我正在努力使用正则表达式来提取句号之间的部分字符串,但如果句号前面有特定字母(例如示例中的 CO.),则忽略句号。我们可以假设相关块总是以“LTD”结尾。
情况1:
string = "FREDS CHIP SHOP. S & B SERVICES CO. & SONS LTD. 1-12 THE STREET"
我想要:"S & B SERVICES CO. & SONS LTD."
案例二:
string = "SOME TEXT. BUSINESS NAME LTD. 1-12 THE STREET"
我想"BUSINESS NAME LTD."
案例3:
string = "SIMPLE BUSINESS NAME LTD. 1-12 THE STREET"

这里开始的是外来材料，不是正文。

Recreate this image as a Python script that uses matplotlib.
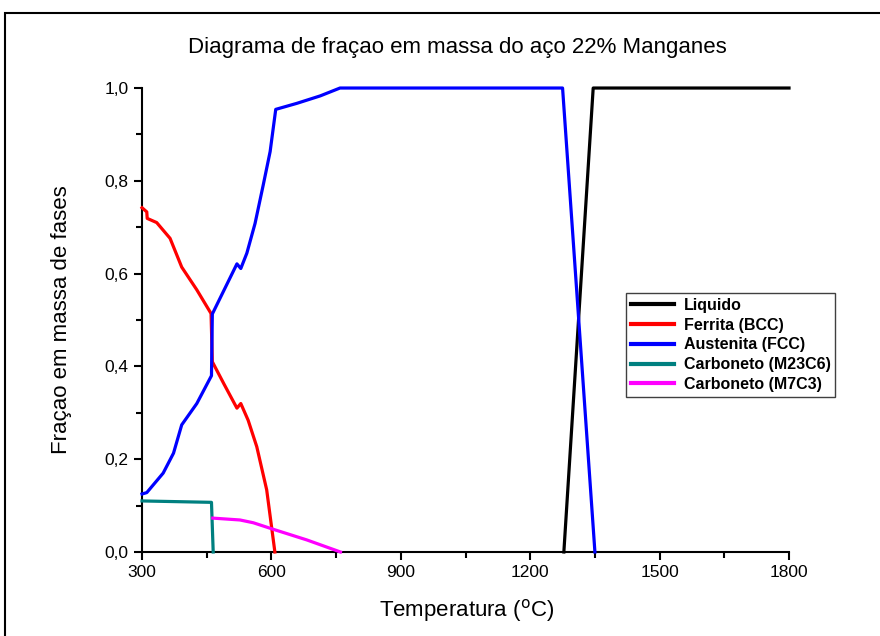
import matplotlib.pyplot as plt
from matplotlib.patches import Rectangle
from matplotlib.ticker import MultipleLocator, FuncFormatter

plt.rcParams['font.family'] = ['Liberation Sans', 'DejaVu Sans']

# fração em massa de cada fase x temperatura (°C)
t_liquido = [1278, 1346, 1800]
f_liquido = [0.0, 1.0, 1.0]

t_ferrita = [300, 311, 312, 334, 365, 392, 427, 460, 463, 490, 520, 529, 546, 566, 589, 608]
f_ferrita = [0.742, 0.733, 0.719, 0.710, 0.676, 0.614, 0.565, 0.514, 0.410, 0.362, 0.310, 0.320,
             0.284, 0.227, 0.134, 0.0]

t_austenita = [300, 311, 349, 373, 392, 427, 461, 463, 520, 529, 543, 562, 581, 597, 610,
               659, 713, 759, 1275, 1350]
f_austenita = [0.125, 0.128, 0.170, 0.213, 0.274, 0.320, 0.380, 0.513, 0.621, 0.611, 0.644,
               0.708, 0.791, 0.863, 0.954, 0.967, 0.983, 1.0, 1.0, 0.0]

t_m23c6 = [300, 461, 465]
f_m23c6 = [0.110, 0.107, 0.0]

t_m7c3 = [464, 527, 558, 604, 682, 760]
f_m7c3 = [0.073, 0.069, 0.063, 0.049, 0.026, 0.0]

series = [
    ('Liquido', t_liquido, f_liquido, 'black'),
    ('Ferrita (BCC)', t_ferrita, f_ferrita, '#ff0000'),
    ('Austenita (FCC)', t_austenita, f_austenita, '#0000ff'),
    ('Carboneto (M23C6)', t_m23c6, f_m23c6, '#008080'),
    ('Carboneto (M7C3)', t_m7c3, f_m7c3, '#ff00ff'),
]

fig = plt.figure(figsize=(8.8, 6.36), dpi=100)
ax = fig.add_axes([0.1614, 0.1321, 0.7352, 0.7295])

for nome, t, f, cor in series:
    ax.plot(t, f, color=cor, lw=2.3, label=nome, clip_on=False, zorder=3)

ax.set_xlim(300, 1800)
ax.set_ylim(0, 1.0)
ax.xaxis.set_major_locator(MultipleLocator(300))
ax.xaxis.set_minor_locator(MultipleLocator(150))
ax.yaxis.set_major_locator(MultipleLocator(0.2))
ax.yaxis.set_minor_locator(MultipleLocator(0.1))
# vírgula como separador decimal
ax.yaxis.set_major_formatter(FuncFormatter(lambda v, p: f'{v:.1f}'.replace('.', ',')))

ax.spines['top'].set_visible(False)
ax.spines['right'].set_visible(False)
for s in ('left', 'bottom'):
    ax.spines[s].set_linewidth(1.5)
ax.tick_params(which='major', direction='out', length=6, width=1.5, labelsize=12.5)
ax.tick_params(which='minor', direction='out', length=4, width=1.5)

fig.text(0.52, 1 - 47 / 636, 'Diagrama de fraçao em massa do aço 22% Manganes',
         ha='center', va='center', fontsize=16)
fig.text(467 / 880, 1 - 610 / 636, r'Temperatura ($^{\mathrm{o}}$C)',
         ha='center', va='center', fontsize=16)
fig.text(62 / 880, 1 - 320 / 636, 'Fraçao em massa de fases',
         ha='center', va='center', rotation=90, fontsize=16)

leg = ax.legend(loc='upper left', bbox_to_anchor=(626 / 880, 1 - 293 / 636),
                bbox_transform=fig.transFigure, borderaxespad=0, fancybox=False,
                framealpha=1, edgecolor='#404040', handlelength=2.7, labelspacing=0.3,
                prop={'weight': 'bold', 'size': 11.5}, borderpad=0.3, handletextpad=0.6)
leg.get_frame().set_linewidth(1.0)
for linha in leg.get_lines():
    linha.set_linewidth(3)

# moldura externa
fig.add_artist(Rectangle((5 / 880, -0.1), 2, 1 - 13 / 636 + 0.1, transform=fig.transFigure,
                         fill=False, lw=1.5, edgecolor='black'))

fig.savefig('out.png', dpi=100)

我想"SIMPLE BUSINESS NAME LTD."
我目前有:
#!/usr/bin/python
import sys
import re
vnumber_name = "FREDS CHIP SHOP. S & B SERVICES CO. & SONS LTD. 1-12 THE STREET"
#vnumber_name = "SOME TEXT. BUSINESS NAME LTD. 1-12 THE STREET"

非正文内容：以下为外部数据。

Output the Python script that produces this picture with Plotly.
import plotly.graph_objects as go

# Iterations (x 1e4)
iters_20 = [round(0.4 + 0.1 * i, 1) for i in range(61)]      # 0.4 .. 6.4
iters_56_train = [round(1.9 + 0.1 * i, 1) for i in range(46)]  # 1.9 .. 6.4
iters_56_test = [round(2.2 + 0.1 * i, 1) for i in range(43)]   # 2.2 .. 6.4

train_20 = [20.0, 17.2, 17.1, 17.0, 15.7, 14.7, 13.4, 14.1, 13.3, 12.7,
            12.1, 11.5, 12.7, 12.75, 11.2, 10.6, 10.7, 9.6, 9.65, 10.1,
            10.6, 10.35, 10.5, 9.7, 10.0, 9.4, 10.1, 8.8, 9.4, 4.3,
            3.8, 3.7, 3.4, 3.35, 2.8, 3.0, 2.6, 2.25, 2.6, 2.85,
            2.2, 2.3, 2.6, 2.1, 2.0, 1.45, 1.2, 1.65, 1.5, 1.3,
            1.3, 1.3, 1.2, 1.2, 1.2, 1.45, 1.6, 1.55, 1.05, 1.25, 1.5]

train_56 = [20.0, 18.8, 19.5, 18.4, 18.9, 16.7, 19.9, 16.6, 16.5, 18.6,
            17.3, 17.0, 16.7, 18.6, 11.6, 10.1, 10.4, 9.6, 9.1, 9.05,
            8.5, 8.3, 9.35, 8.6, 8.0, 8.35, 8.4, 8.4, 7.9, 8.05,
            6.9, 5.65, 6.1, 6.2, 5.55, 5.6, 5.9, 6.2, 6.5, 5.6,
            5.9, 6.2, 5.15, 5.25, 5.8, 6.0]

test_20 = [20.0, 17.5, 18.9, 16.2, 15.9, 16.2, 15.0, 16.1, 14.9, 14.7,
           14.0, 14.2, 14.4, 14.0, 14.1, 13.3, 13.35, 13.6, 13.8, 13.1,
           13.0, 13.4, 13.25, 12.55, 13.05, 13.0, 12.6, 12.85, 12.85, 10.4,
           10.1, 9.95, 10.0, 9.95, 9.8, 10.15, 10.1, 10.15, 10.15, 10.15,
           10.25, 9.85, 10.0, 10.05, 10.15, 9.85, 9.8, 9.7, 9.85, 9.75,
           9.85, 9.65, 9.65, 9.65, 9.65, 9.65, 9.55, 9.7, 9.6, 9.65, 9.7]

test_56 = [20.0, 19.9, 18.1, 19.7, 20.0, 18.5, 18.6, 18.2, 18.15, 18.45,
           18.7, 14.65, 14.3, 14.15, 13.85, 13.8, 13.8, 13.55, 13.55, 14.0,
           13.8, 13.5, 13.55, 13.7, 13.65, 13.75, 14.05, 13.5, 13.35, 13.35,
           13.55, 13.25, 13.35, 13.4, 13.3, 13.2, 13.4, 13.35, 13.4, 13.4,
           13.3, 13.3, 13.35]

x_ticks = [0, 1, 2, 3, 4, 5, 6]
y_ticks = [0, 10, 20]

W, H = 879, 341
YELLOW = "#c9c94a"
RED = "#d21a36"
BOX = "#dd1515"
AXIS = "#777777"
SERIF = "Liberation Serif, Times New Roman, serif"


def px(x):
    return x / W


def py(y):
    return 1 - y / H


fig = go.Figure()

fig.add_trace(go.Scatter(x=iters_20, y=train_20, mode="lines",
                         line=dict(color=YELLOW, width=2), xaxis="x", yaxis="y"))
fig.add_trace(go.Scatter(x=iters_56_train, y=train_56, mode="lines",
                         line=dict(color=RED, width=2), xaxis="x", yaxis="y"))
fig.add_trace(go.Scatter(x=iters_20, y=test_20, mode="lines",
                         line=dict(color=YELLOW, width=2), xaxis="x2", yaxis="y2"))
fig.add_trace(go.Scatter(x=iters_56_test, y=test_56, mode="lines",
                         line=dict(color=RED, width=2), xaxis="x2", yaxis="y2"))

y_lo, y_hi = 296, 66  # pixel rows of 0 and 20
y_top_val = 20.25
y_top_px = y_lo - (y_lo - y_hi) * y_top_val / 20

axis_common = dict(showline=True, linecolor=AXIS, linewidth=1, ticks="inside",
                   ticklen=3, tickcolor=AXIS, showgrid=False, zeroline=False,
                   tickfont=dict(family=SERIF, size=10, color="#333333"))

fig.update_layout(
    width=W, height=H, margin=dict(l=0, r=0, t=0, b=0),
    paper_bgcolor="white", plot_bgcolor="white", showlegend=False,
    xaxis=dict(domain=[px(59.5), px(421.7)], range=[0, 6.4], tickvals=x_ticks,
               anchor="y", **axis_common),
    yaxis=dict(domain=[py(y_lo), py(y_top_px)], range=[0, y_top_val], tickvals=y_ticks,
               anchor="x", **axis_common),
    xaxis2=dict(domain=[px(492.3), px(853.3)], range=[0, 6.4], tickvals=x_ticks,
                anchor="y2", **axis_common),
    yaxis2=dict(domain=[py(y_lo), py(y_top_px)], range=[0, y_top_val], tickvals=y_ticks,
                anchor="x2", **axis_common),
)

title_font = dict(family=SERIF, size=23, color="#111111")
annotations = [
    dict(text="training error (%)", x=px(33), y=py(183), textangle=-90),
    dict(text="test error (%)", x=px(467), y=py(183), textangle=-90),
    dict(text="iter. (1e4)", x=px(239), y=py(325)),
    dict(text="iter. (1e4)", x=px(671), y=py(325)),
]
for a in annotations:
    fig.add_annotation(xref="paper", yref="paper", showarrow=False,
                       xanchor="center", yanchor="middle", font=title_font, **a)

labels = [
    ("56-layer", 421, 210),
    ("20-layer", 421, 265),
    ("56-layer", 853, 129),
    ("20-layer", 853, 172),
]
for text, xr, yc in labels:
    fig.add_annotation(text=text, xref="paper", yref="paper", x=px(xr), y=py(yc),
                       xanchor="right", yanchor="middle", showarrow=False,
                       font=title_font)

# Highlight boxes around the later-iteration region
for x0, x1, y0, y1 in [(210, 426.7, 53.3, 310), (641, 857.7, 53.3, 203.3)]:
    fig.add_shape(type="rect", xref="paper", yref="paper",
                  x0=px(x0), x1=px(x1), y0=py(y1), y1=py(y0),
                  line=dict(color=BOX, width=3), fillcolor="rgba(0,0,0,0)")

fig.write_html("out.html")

#vnumber_name = "SIMPLE BUSINESS NAME LTD. 1-12 THE STREET"
def test(vnumber_name):
#ltd = re.search(r'.+\sLTD[.]?', vnumber_name)
ltd = re.search(r'[.?][\s]{1,2}(?:[^.]+|(?!CO.))LTD[.]?', vnumber_name)
if ltd:
print "got it: " + ltd.group(0)
else:
print "nothing"
test(vnumber_name)
这是不对的。
我可以创建一些 if 子句,但是用一行正则表达式来获得它会很棒。